Diante da constatação do flagrante delito através das informações reveladas pelo scanner OBD e demais verificações, o policial tem o dever legal de agir, conforme o artigo 301 do CPP: "Qualquer do povo poderá e as autoridades policiais e seus agentes deverão prender quem quer que seja encontrado em flagrante delito." A prisão em flagrante é, portanto, a consequência imediata para o indivíduo que está na posse do veículo irregular.
Juntamente com a prisão do suspeito, o veículo, enquanto objeto material do crime (no caso da adulteração) ou produto do crime (na receptação), deve ser apreendido. Essa apreensão é medida cautelar essencial para a investigação, permitindo a realização de perícia técnica detalhada que irá corroborar (ou não) os achados iniciais da abordagem policial, incluindo a leitura do OBD. O laudo pericial se tornará uma peça fundamental no inquérito e em eventual ação penal.

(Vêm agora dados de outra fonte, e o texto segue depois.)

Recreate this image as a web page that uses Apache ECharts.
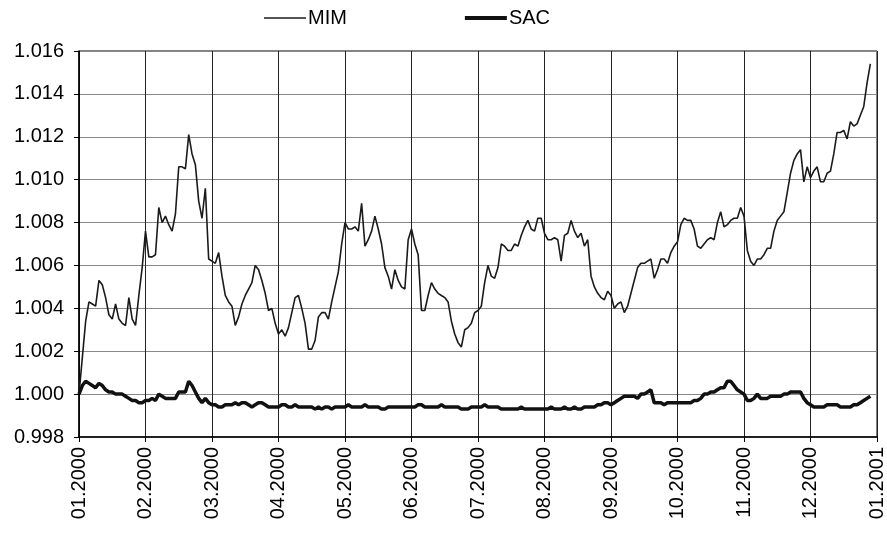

A prisão em flagrante e a apreensão do veículo e de eventuais documentos falsos levam à condução do caso à autoridade policial competente (Delegado de Polícia). Este, analisando os elementos apresentados pelos policiais condutores – incluindo o relato sobre o uso do scanner OBD e a discrepância encontrada –, deliberará sobre a ratificação da prisão em flagrante e determinará a instauração do Inquérito Policial. O inquérito servirá para aprofundar as investigações, colher novas provas (oitivas, perícias, diligências) e esclarecer todas as circunstâncias do crime, visando fornecer ao Ministério Público os elementos necessários para o oferecimento da denúncia.
Portanto, a constatação de irregularidades via scanner OBD, quando realizada sob o manto da legalidade (fundada suspeita), não é apenas um ato de fiscalização, mas um ato de investigação com profundas implicações jurídicas. Ela serve como gatilho para a aplicação de medidas cautelares como a prisão em flagrante e a apreensão do bem, e funciona como elemento probatório inicial (prova da materialidade e indício de autoria) que justifica e impulsiona a persecução penal contra os responsáveis pela circulação de veículos adulterados ou de origem ilícita.